I wish I had it earlier in my life. As I told Ian and Suzanne on the podcast, there were two realities that helped me deal with the ditches I drove into. But there was still a lot of damage at the start.

Reality 1: The Women in My Life
The first reality that helped me understand how being a Performer could hurt or help me was being married to my wife Gail and having five wonderful girls.
Performers are all about achievement, but the women in my life are not really that impressed by achievement. What they are impressed with is relationships. And they’re not happy when I take shortcuts in that department.
I remember one time I was fighting with Gail (yes, that occasionally happens). She told me “I don’t need you to be a CEO right now. I need you to be my partner,” and she was right.
In relationships, problem solving is not nearly as important as being fully present. One of my daughters went through a painful breakup and opened up to me about it. She poured her heart out to me for 45 minutes, then gave me a big hug and said, “That was so incredibly helpful, Dad.” I literally had not said one word.
These days my daughter Megan runs my business. She has taught me how to stop and watch the confetti drop and celebrate with my team rather than just run onto the next goal. It’s good for a Performer to occasionally take a bow and take it all in.

Reality 2: The Gift of Failure
The second reality was veering into a financial failure. Performers are usually talented at navigating their way to success, and the thing we fear most is embarrassment.
The first time I came to work at Thomas Nelson I had some success but felt that there was more I could do. So I left and started a publishing company with a business partner. Everything was great … at first.
Unfortunately, our growth outstripped our capital. I didn’t realize you could grow and go broke at the same time, but now I know that’s possible. Because of all the money we put out in advances and inventory, we were illiquid. And when a big creditor called our loan, we couldn’t pay the bills and had to close it all down.
It was bad. People in my church were bringing us groceries. My kids were humiliated, which was really tough to watch. Yet from that I learned there’s life after failure, and I found out who my friends were.

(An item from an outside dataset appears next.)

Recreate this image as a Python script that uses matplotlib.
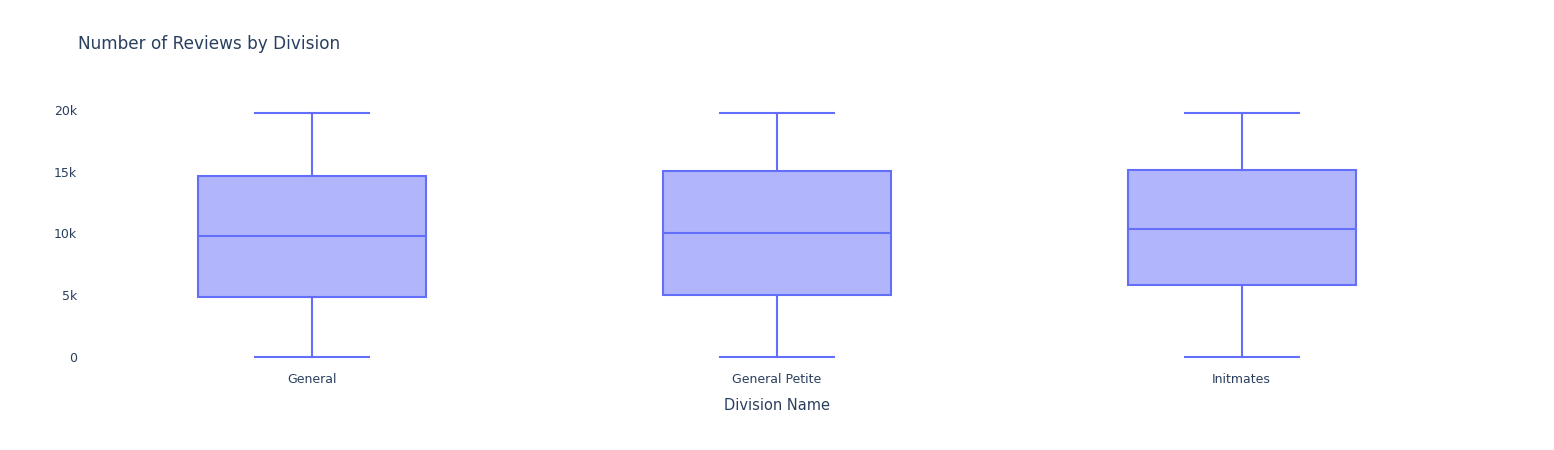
import matplotlib.pyplot as plt

divisions = ["General", "General Petite", "Initmates"]
lower = [0, 0, 0]
q1 = [4870, 5000, 5790]
median = [9810, 10030, 10360]
q3 = [14680, 15060, 15140]
upper = [19740, 19740, 19740]

line_color = "#636efa"
fill_color = "#b1b6fc"
text_color = "#2a3f5f"

stats = []
for i, name in enumerate(divisions):
    stats.append({"label": name, "whislo": lower[i], "q1": q1[i], "med": median[i],
                  "q3": q3[i], "whishi": upper[i], "fliers": []})

fig = plt.figure(figsize=(15.54, 4.5), dpi=100)
ax = fig.add_axes([80 / 1554, 80 / 450, 1394 / 1554, 270 / 450])

lw = 1.5
ax.bxp(stats, positions=range(len(divisions)), widths=0.49, capwidths=0.245,
       patch_artist=True, showfliers=False,
       boxprops=dict(facecolor=fill_color, edgecolor=line_color, linewidth=lw),
       medianprops=dict(color=line_color, linewidth=lw),
       whiskerprops=dict(color=line_color, linewidth=lw),
       capprops=dict(color=line_color, linewidth=lw))

ax.set_xlim(-0.5, 2.5)
ax.set_ylim(-1080, 20810)
ax.set_yticks([0, 5000, 10000, 15000, 20000])
ax.set_yticklabels(["0", "5k", "10k", "15k", "20k"])
ax.set_xticks(range(len(divisions)))
ax.set_xticklabels(divisions)
ax.tick_params(axis="y", length=0, pad=2, labelsize=9, labelcolor=text_color)
ax.tick_params(axis="x", length=0, pad=2, labelsize=9, labelcolor=text_color)
for s in ax.spines.values():
    s.set_visible(False)

ax.set_xlabel("Division Name", fontsize=10.5, color=text_color, labelpad=9)
fig.text(78 / 1554, 1 - 44 / 450, "Number of Reviews by Division", fontsize=12.2,
         color=text_color, ha="left", va="center")

fig.savefig("out.png", dpi=100, facecolor="white")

That failure really dinged my confidence, but ultimately it was a gift. Before, I often thought I was the smartest person in the room. The embarrassment of failure opened me up for the first time to the notion that maybe I didn’t know everything. Maybe I didn’t have it all figured out. Maybe I needed to learn new things.

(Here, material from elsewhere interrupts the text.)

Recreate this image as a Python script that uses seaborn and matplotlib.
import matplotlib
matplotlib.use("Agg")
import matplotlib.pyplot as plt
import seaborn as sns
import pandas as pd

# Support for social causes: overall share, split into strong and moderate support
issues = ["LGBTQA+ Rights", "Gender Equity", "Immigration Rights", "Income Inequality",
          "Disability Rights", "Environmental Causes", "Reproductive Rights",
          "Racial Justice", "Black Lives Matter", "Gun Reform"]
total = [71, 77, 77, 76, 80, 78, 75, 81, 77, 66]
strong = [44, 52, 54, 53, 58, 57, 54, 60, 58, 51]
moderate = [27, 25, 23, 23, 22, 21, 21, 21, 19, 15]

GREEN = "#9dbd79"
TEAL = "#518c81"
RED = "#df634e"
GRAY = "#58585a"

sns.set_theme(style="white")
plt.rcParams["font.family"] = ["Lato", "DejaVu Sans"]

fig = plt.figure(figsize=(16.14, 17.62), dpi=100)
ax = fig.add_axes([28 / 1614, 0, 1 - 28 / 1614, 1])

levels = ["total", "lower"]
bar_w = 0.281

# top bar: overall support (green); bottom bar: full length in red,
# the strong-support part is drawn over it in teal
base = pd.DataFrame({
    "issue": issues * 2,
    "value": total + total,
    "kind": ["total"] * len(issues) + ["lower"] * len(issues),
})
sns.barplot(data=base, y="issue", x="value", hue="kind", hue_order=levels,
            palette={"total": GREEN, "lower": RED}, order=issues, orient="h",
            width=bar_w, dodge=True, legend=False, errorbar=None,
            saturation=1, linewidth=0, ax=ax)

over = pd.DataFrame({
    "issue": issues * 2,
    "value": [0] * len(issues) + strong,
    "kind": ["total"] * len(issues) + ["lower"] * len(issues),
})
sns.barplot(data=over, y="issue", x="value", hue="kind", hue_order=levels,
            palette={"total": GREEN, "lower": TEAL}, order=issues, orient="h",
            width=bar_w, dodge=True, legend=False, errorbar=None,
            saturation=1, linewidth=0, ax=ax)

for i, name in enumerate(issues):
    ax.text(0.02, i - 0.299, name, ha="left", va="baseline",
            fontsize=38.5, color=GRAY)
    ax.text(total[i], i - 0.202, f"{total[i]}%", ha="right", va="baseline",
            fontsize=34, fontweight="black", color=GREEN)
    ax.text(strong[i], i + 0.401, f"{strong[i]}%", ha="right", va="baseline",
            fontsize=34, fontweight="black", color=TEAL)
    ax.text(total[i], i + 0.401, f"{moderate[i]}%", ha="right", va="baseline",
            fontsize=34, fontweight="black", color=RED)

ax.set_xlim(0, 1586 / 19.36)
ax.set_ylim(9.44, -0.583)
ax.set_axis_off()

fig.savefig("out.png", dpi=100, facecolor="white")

The uncertainty caused me to go back to the beginning. My whole approach to personal growth and productivity starts in that journey. It forced me to rethink not only how we do things, but why.
It also gave me a deep appreciation for my family and teammembers, and how to structure my work life so I could honor them and their role in my life.

In relationships, problem solving is not nearly as important as being fully present.